Written exercise:
The answer is one number: how many lines in the data below hold "chart".

* Begin Information provided *

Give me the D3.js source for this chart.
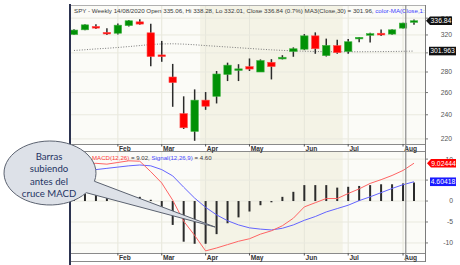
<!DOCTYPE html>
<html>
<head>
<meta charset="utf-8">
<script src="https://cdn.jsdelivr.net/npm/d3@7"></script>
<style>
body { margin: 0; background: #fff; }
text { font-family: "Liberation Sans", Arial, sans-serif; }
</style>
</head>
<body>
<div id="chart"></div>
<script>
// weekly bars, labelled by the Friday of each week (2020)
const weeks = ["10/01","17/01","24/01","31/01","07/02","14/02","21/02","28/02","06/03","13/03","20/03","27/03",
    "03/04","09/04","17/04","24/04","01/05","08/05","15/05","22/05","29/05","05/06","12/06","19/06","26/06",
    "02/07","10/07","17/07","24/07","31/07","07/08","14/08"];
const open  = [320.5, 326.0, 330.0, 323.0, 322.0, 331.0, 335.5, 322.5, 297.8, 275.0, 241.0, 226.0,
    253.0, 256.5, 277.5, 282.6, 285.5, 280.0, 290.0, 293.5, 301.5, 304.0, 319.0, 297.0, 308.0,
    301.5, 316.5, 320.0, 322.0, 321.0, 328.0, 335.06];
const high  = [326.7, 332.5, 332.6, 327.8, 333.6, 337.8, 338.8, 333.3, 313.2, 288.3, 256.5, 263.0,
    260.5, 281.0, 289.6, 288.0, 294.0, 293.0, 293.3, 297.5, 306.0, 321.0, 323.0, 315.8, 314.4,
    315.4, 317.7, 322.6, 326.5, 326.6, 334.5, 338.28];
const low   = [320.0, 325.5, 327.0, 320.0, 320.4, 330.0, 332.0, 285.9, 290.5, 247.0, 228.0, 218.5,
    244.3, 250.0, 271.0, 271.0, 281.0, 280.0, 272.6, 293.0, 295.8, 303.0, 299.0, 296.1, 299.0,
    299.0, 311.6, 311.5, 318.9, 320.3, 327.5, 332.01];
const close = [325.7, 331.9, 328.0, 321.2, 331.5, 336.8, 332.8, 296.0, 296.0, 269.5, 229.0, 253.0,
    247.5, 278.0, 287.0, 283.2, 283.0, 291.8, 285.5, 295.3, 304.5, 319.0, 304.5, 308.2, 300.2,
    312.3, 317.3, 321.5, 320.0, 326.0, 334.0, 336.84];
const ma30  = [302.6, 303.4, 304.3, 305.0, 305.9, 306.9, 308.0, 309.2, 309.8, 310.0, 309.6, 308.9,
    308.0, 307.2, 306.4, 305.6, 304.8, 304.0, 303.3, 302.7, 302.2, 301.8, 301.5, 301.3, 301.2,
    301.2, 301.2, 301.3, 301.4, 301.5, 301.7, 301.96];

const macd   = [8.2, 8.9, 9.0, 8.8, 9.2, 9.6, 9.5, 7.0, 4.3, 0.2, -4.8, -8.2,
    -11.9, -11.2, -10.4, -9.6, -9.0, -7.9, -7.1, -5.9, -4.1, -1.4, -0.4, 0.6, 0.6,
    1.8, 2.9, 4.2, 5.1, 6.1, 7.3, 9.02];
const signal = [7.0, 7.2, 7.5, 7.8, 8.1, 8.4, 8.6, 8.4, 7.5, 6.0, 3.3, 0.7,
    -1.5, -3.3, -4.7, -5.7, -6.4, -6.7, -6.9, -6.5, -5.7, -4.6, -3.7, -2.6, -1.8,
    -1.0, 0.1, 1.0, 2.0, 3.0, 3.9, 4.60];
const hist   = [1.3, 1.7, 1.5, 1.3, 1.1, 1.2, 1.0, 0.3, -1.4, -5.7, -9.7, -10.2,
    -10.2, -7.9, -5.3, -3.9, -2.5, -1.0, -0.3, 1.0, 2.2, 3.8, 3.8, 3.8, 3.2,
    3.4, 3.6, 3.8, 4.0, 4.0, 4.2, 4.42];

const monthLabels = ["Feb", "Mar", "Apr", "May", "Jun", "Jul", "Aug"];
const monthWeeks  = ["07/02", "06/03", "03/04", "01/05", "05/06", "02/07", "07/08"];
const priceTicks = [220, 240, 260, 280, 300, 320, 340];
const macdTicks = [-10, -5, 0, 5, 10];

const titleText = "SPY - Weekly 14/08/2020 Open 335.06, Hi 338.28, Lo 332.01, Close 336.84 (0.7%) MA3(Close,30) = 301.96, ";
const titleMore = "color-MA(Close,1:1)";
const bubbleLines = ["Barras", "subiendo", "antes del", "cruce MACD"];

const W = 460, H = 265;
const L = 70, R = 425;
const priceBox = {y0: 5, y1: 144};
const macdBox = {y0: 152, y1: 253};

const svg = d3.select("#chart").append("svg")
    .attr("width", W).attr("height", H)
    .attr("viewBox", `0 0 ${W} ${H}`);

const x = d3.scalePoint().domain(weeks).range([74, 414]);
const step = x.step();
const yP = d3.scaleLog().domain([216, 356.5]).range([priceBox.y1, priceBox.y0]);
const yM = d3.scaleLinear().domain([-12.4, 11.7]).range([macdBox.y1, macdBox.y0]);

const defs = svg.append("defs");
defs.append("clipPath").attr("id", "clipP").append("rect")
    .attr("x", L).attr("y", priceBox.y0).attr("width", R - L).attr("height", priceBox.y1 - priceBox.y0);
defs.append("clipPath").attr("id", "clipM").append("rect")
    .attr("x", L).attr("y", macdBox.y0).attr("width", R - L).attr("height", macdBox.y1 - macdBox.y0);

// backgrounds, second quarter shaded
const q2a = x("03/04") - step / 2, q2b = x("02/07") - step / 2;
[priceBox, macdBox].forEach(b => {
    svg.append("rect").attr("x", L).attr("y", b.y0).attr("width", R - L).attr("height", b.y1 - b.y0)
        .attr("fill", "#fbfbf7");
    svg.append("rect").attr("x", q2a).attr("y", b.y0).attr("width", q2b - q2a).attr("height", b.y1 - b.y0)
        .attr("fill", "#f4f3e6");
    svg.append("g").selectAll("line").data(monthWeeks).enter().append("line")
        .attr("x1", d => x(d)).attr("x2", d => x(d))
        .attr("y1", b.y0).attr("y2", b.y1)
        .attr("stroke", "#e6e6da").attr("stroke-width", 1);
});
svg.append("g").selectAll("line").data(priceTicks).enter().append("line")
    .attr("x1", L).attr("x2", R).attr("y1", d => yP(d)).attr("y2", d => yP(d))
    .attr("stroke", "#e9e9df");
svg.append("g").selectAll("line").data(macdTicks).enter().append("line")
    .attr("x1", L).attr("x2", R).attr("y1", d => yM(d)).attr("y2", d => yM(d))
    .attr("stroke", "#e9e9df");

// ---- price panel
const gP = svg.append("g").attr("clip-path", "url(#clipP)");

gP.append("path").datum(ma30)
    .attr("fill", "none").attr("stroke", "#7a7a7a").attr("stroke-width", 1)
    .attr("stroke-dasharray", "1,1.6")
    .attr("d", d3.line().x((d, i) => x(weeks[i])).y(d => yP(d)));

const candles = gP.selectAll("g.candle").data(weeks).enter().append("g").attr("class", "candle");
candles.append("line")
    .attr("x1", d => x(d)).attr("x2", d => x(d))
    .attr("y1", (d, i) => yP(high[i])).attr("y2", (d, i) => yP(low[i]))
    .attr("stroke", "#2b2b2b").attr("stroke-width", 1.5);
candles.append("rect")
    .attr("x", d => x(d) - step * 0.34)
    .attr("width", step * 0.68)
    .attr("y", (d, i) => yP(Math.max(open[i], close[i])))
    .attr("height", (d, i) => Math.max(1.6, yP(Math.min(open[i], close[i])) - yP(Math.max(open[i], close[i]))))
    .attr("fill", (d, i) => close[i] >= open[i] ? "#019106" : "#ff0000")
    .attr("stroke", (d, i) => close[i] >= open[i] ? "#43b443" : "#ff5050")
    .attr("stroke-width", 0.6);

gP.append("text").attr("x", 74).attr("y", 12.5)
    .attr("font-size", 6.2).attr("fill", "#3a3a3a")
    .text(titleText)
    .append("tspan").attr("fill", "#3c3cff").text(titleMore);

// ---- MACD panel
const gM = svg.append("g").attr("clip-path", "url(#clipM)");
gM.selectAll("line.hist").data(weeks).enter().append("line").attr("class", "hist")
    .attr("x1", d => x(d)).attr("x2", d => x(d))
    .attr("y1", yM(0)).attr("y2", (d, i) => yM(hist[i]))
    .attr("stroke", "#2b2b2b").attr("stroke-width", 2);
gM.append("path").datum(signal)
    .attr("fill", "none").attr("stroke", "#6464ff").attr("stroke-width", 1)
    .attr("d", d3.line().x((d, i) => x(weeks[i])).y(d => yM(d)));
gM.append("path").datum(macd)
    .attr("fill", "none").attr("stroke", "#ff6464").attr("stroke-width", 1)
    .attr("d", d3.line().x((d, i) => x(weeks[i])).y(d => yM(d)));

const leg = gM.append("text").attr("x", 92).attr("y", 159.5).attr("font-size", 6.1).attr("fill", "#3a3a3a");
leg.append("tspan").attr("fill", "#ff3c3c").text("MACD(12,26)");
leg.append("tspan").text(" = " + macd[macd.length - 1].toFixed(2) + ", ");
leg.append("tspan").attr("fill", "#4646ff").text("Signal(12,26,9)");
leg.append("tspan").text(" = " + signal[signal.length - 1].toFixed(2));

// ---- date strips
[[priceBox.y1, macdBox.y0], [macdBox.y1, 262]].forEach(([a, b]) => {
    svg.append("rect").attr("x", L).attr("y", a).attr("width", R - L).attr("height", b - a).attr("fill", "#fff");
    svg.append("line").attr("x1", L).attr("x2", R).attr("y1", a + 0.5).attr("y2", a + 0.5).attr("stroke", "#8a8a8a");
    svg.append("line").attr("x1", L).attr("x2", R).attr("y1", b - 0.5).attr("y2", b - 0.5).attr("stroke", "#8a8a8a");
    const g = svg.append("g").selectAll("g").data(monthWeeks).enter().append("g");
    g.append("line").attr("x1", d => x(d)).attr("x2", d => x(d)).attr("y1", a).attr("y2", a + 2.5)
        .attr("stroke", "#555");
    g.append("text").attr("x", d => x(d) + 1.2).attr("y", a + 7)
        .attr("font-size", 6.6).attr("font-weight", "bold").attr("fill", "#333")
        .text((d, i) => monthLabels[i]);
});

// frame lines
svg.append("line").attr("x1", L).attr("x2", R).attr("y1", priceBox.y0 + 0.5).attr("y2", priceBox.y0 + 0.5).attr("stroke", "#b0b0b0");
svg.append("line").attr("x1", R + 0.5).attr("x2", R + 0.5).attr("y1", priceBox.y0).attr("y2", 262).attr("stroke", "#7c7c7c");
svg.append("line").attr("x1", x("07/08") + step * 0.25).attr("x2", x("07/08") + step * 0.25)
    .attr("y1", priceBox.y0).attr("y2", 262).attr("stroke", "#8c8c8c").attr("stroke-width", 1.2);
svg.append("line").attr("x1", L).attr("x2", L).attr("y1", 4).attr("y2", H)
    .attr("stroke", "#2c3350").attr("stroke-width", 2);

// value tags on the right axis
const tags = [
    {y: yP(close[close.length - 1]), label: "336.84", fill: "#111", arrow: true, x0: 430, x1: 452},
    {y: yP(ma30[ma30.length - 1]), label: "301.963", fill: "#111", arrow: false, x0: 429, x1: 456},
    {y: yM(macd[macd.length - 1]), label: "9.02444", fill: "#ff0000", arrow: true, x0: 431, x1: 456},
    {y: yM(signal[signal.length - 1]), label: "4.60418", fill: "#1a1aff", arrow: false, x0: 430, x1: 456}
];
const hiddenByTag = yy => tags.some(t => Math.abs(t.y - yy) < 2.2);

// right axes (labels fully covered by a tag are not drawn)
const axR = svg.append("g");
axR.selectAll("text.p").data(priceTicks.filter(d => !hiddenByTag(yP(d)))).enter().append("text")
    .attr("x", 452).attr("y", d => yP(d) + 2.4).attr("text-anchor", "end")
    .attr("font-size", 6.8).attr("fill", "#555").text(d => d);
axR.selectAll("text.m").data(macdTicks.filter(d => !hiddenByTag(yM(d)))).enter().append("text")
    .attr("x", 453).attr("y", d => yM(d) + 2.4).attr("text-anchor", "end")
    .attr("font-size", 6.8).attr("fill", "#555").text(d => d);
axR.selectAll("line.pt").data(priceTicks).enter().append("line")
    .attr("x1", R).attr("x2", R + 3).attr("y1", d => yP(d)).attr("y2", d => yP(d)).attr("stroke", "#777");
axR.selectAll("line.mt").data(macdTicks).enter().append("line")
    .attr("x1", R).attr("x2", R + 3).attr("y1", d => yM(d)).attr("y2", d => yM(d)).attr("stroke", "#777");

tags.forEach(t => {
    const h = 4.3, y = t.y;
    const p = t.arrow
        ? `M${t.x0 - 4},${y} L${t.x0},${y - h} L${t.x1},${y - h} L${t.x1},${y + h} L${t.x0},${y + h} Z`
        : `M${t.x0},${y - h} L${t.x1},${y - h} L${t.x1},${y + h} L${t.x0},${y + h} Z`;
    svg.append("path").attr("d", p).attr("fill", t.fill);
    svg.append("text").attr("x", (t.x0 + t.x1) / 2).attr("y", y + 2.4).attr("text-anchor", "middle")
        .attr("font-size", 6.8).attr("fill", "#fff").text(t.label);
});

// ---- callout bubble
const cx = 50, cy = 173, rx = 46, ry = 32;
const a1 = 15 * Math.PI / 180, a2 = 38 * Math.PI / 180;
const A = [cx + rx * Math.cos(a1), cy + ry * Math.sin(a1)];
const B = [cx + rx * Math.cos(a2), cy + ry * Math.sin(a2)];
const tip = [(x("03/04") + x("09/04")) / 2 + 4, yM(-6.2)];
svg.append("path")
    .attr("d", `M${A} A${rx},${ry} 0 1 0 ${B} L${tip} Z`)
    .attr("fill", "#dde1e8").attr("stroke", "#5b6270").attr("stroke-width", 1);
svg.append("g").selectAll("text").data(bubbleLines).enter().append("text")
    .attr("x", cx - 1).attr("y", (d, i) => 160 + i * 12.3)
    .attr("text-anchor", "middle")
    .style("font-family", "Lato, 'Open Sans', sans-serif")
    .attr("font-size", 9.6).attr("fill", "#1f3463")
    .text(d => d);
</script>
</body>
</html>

* End Information provided *

Result:
3